A week away from Election Day - all of Colorado is being bombarded by TV ads for a local issue in Fort Collins - where voters are being asked if they want to get high-speed internet as a city utility.

You know who doesn't like that idea? The companies that sell high-speed internet, who’ve pitched in six figures from trade associations to help fight question 2B in Fort Collins.

The main theme of the ad they’re running is that Fort Collins has bigger and better things to worry about than building high-speed fiber internet-- other priorities like roads, which the actors in this ad just can't seem to pay attention to.

Almost 20 seconds of the 30-second ad feature shots of drivers in cars not paying attention to the road, one of them making the argument that “public safety” is more important than the internet as a city government focus.

TRUTH TEST: Mayor's ad ignores bond risks

OnSight public affairs (the company that made the ad) told 9NEWS “all footage of people in cars speaking to the camera was shot on closed streets, in private parking lots, or while vehicles were being towed on a flatbed truck.”
That bit of optical irony aside, the ad makes a few claims worth scrutinizing:

CLAIM: “Instead of focusing on [roads], the city wants to get into the internet business.”

VERDICT: RHETORIC

This idea is really just rhetoric.
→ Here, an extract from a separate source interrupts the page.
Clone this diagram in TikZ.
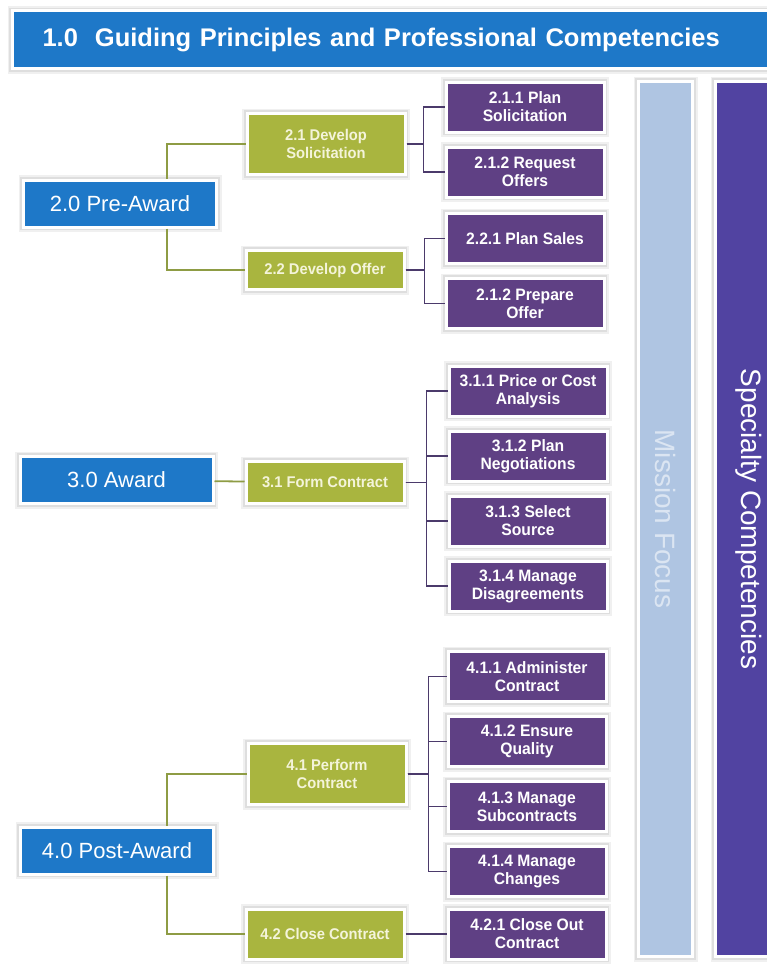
\documentclass[tikz,border=0pt]{standalone}
\usepackage{fontspec}
\setmainfont{Liberation Sans}
\newfontfamily\narrowsf[FakeStretch=0.95]{Liberation Sans}
\usepackage{xcolor}
\usetikzlibrary{positioning}

\definecolor{phaseblue}{HTML}{1E78C8}
\definecolor{procgreen}{HTML}{A9B53F}
\definecolor{proctext}{HTML}{F4F4DA}
\definecolor{taskpurple}{HTML}{5F4084}
\definecolor{missionblue}{HTML}{AFC5E2}
\definecolor{specialty}{HTML}{5143A1}
\definecolor{linkgreen}{HTML}{8E9C44}
\definecolor{linkpurple}{HTML}{4B3A6B}

\begin{document}
\begin{tikzpicture}[x=1pt, y=-1pt, node distance=12pt,
            box/.style={draw=white, line width=3pt, preaction={draw=black!6, line width=10pt}, preaction={draw=black!13, line width=6.5pt}, inner sep=2pt, align=center},
            title/.style={box, fill=phaseblue, text=white, minimum height=58pt, text width=740pt, inner xsep=30pt, align=left, font=\bfseries\fontsize{25.5}{30}\selectfont},
            phase/.style={box, fill=phaseblue, text=white, minimum width=193pt, minimum height=47pt, font=\fontsize{22}{26}\selectfont},
            proc/.style={box, fill=procgreen, text=proctext, minimum width=158pt, font=\narrowsf\bfseries\fontsize{15.5}{18}\selectfont},
            task/.style={box, fill=taskpurple, text=white, minimum width=158pt, minimum height=50pt, font=\narrowsf\bfseries\fontsize{16.5}{18}\selectfont},
            bar/.style={box, rotate=-90, minimum width=875pt, font=\fontsize{28}{32}\selectfont},
            link/.style={draw=linkgreen, line width=1.8pt},
            sublink/.style={draw=linkpurple, line width=1.8pt}]
    \useasboundingbox (0,0) rectangle (767,966);

    % Nodes
    \node[title, anchor=west] (guiding) at (11,40) {1.0\ \ Guiding Principles and Professional Competencies};

    \node[bar, fill=missionblue, text=white!55!missionblue, minimum height=54pt] (mission) at (665.5,519) {Mission Focus};
    \node[bar, fill=specialty, text=white, minimum height=67pt] (special) at (749,519) {Specialty Competencies};

    \node[phase] (preaward) at (120,203.5) {2.0 Pre-Award};
    \node[phase] (award) at (116.5,480) {3.0 Award};
    \node[phase] (postaward) at (117,850.5) {4.0 Post-Award};

    \node[proc, minimum height=61pt] (devsol) at (326,144) {2.1 Develop\\Solicitation};
    \node[proc, minimum height=39pt] (devoff) at (325,270) {2.2 Develop Offer};
    \node[proc, minimum height=42pt] (formct) at (325,482.5) {3.1 Form Contract};
    \node[proc, minimum height=61pt] (perfct) at (327,774) {4.1 Perform\\Contract};
    \node[proc, minimum height=50pt] (closect) at (325,934) {4.2 Close Contract};

    \node[task] (plansol) at (525,107) {2.1.1 Plan\\Solicitation};
    \node[task, below=of plansol] (reqoff) {2.1.2 Request\\Offers};
    \node[task] (plansale) at (525,238.5) {2.2.1 Plan Sales};
    \node[task, below=of plansale] (prepoff) {2.1.2 Prepare\\Offer};

    \node[task] (pricean) at (528,391) {3.1.1 Price or Cost\\Analysis};
    \node[task, below=of pricean] (plannego) {3.1.2 Plan\\Negotiations};
    \node[task, below=of plannego] (selsrc) {3.1.3 Select\\Source};
    \node[task, below=of selsrc] (mandis) {3.1.4 Manage\\Disagreements};

    \node[task] (admct) at (527,676.5) {4.1.1 Administer\\Contract};
    \node[task, below=of admct] (ensq) {4.1.2 Ensure\\Quality};
    \node[task, below=of ensq] (mansub) {4.1.3 Manage\\Subcontracts};
    \node[task, below=of mansub] (manchg) {4.1.4 Manage\\Changes};
    \node[task] (closeout) at (527,934) {4.2.1 Close Out\\Contract};

    % Edges
    \draw[link] ([xshift=47pt]preaward.north) |- (devsol);
    \draw[link] ([xshift=47pt]preaward.south) |- (devoff);
    \draw[link] (award) -- (formct);
    \draw[link] ([xshift=50pt]postaward.north) |- (perfct);
    \draw[link] ([xshift=50pt]postaward.south) |- (closect);

    \foreach \t in {plansol, reqoff}
        \draw[sublink] (devsol.east) -- ++(17,0) |- (\t);
    \foreach \t in {plansale, prepoff}
        \draw[sublink] (devoff.east) -- ++(19,0) |- (\t);
    \foreach \t in {pricean, plannego, selsrc, mandis}
        \draw[sublink] (formct.east) -- ++(21,0) |- (\t);
    \foreach \t in {admct, ensq, mansub, manchg}
        \draw[sublink] (perfct.east) -- ++(21,0) |- (\t);
    \draw[sublink] (closect) -- (closeout);
\end{tikzpicture}
\end{document}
There's no "instead."

Nothing in the language of measure 2B would divert any current city resources away from roads.

It would have been fair to argue that the city should make roads a higher priority than the internet.

But they're both part of a modern city's infrastructure and cities do have to manage more than one problem at a time: trash, police, fire, water-- the list goes on.

This part of the ad tries to make it seem like a binary choice: do you want better roads or city internet instead?

In truth, the world isn't that simple.

CLAIM: “Measure 2B would spent 150 million dollars on a broadband network, with no plan for how to do it.”

VERDICT: NEEDS CONTEXT

There is a fair argument in here, but it needs a little more context.

The ballot question does, in fact, allow the city to take out up to $150 million in bonds to build a high-speed internet system.

But it's a stretch to say there's "no" plan at all-- there's just not a very detailed one yet.

If approved, the city council would be allowed to decide a lot of the details later-- basic things like whether the system should be run directly by the city or by a third party company instead.

Proponents hope to have rates of $50-70 a month depending on the speed you buy, but that's not set in stone either.

Ideally, the city would finalize a lot of these details before taking out the bond money. The investors who buy bonds like to see a plan.

But a vote for this ballot question is putting your trust in the city council to get it right.

Side note: the ballot question does give the city council the option *not* to move forward if they can't agree on a plan.

CLAIM: “If [the city internet service] loses money, our electricity bills could go up.”

VERDICT: TRUE

This is a true possibility. Like most new ventures, this proposal is not risk-free.

In the event of a spectacular failure, the bonds would still need to be paid back.

In the worst-case scenario, if the city built this system and nobody wanted it, our partners at the Ft. Collins Coloradoan figured the city could tack on $17 bucks to everybody's power bill for about the next decade.

Again, that’s the figure you could expect if the city took out the bond money and the whole plan just flat-out failed.

BOTTOM LINE:

This ad tries to distract your attention with other issues besides the one at hand. Failing that, it aims to focus you on the worst-case scenario for the internet proposal.

At the end of the day, this question comes down to whether you believe you can get a better shake on internet from the city than what you've got now.